Even before answering any of Senator Hatch’s questions, CBO provides this opinion:
The tax would also decrease the volume of transactions and would make some types of trading activity—such as derivatives transactions to manage risk and computer-assisted high-frequency trading—unprofitable… Because of economies of scale in trading markets, as foreign holders of U.S. securities moved their transactions abroad, more of the market could go with them, which could diminish the importance of the United States as a major global financial market. That effect would be mitigated if other financial centers introduced their own transaction taxes.
CBO admits that high-frequency speculative trading can destabilize markets and lead to “disruptive events,” so making such trading activity unprofitable does not appear to be a strong critique. And CBO fails to mention that at least 29 countries – including Australia, Brazil, Hong Kong, Singapore, Switzerland and the United Kingdom – already have some form of the FTT, and that much of Europe is quite likely to adopt a higher-rate FTT in the coming year.

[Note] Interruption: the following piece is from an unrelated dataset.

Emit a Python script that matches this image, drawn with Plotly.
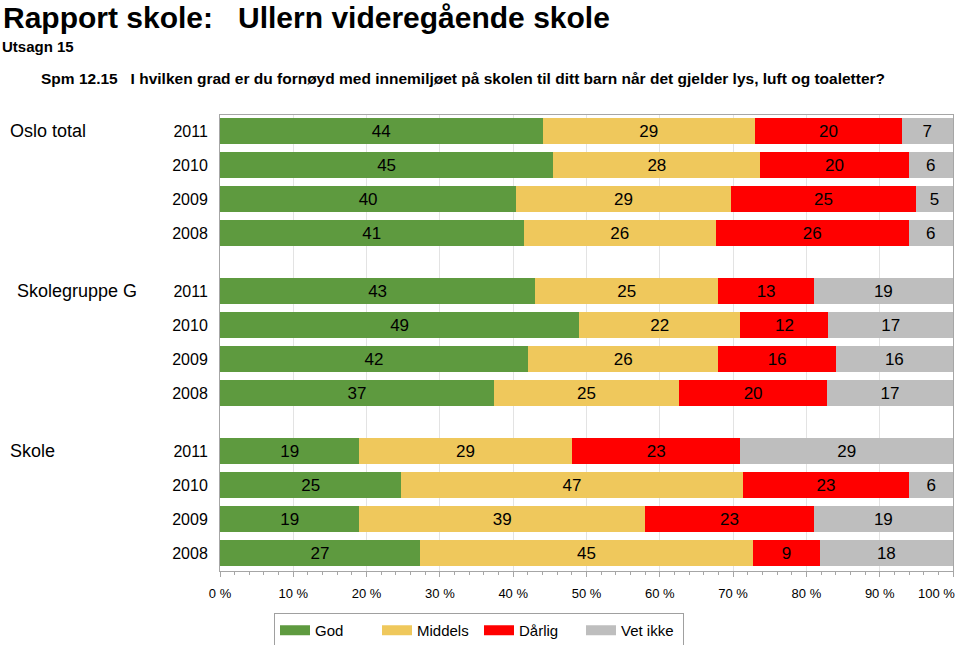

John Carney of CNBC, an admitted opponent of all new taxes – including the FTT – summarizes:
[A]s it turns out, Europe is considering a much higher financial transaction tax. So trades might actually migrate toward the US, since we’d be relatively tax-advantaged.
[R]educing high frequency trading is one of the goals of the tax, so this is hardly a strike against it.
[T]his CBO letter seems to be much less of a blow to the tax than headlines might lead you to believe.